Теперь, когда путем этих, правда весьма необычных, соображений мы крайне резко сопоставили обе разнородные грани мира и как бы сжали их в одну руку, нам не следует ни на минуту разъединять их, для того чтобы убедиться в полной неприменимости законов явления, или мира как представления, к миру воли, или вещей в себе; тогда для нас станет понятнее, что, в то время как на стороне представления, т. е. в мире феноменов, нам мерещится то возникновение из ничего, то совершенное уничтожение возникшего, на другой стороне, в сфере вещи в себе, перед нами лежит такая сущность, в применении к которой вовсе не имеют смысла понятия возникновения и уничтожения. Ибо только что, углубившись в самый корень мира, где в самосознании встречаются лицом к лицу явление и внутренняя сущность, мы как бы осязательно поняли, что они, т. е. явление и сущность, безусловно несоизмеримы между собою, что весь характер и склад бытия одного со всеми основными законами этого бытия для другой не значит ничего и даже меньше, чем ничего.

Я думаю, что это последнее соображение лишь немногие поймут хорошо и что всем, кто его не поймет, оно покажется неприятным и даже предосудительным; но из-за этого я не поступлюсь ничем, что может служить к уяснению моей основной мысли.

Я уже указывал на то, что великая привязанность к жизни, или, вернее, страх смерти, нисколько не вытекает из познания – в последнем случае он, этот страх, был бы результатом сознательного убеждения в ценности жизни. Я выяснил, что страх смерти имеет свои корни непосредственно в воле и возникает из ее первоначального естества, когда ей чуждо всякое познание, и она является поэтому слепой волей к жизни. Как в жизнь нас завлекло совершенно иллюзорное побуждение сладострастия, так нас удерживает в ней, несомненно, такой же иллюзорный страх смерти. И это побуждение, и этот страх непосредственно вытекают из воли, которая сама по себе чужда познанию.

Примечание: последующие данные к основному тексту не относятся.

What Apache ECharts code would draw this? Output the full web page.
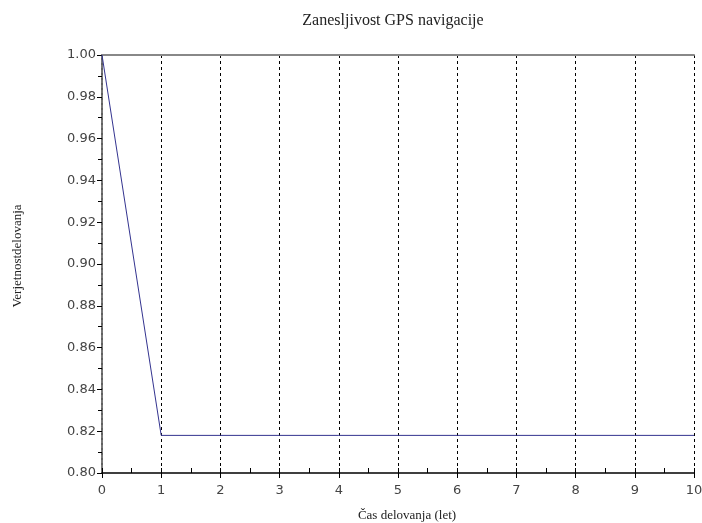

Если бы, наоборот, было существо, исключительно познающее, то смерть была бы для него не только безразлична, но и прямо желанна. Между тем соображение, до которого мы подошли здесь, учит нас, что смерть поражает только наше опознающее сознание, а воля, поскольку она – та вещь в себе, которая лежит в основе всякого индивидуального явления, – воля свободна от всего, что зиждется на временных определениях, т. е. она непреходяща. Ее порыв к существованию и проявлению, откуда возникает мир, всегда находит себе удовлетворение, ибо мир сопровождает ее, как тень – свое тело, ведь он не что иное, как обнаружение ее существа. А если воля все-таки боится в нас смерти, это происходит от того, что познание показывает ей здесь сущность только в индивидуальном явлении; отсюда и возникает для воли иллюзия, будто вместе с этим явлением погибает и она, подобно тому как мне кажется, что если разобьют зеркало, в которое я смотрюсь, то вместе с ним рушится и мое изображение в нем: это-то и проникает волю содроганием, как противное ее изначальному естеству, которое представляет собою слепой порыв к бытию.

Отсюда следует, что то начало в нас, которое одно способно бояться смерти и действительно одно и боится ее, т. е. воля, смерти не подлежит; а то, что смерти подвластно и действительно погибает, – это по самой природе своей не способно испытывать никакого страха, как и вообще никаких желаний или аффектов, и поэтому равнодушно к бытию или небытию, это именно простой субъект познания, интеллект, чествование которого заключается в его отношении к миру представления, т. е. к миру объективному, коего он жил коррелятом и с существованием коего его собственное бытие в действительности составляет одно.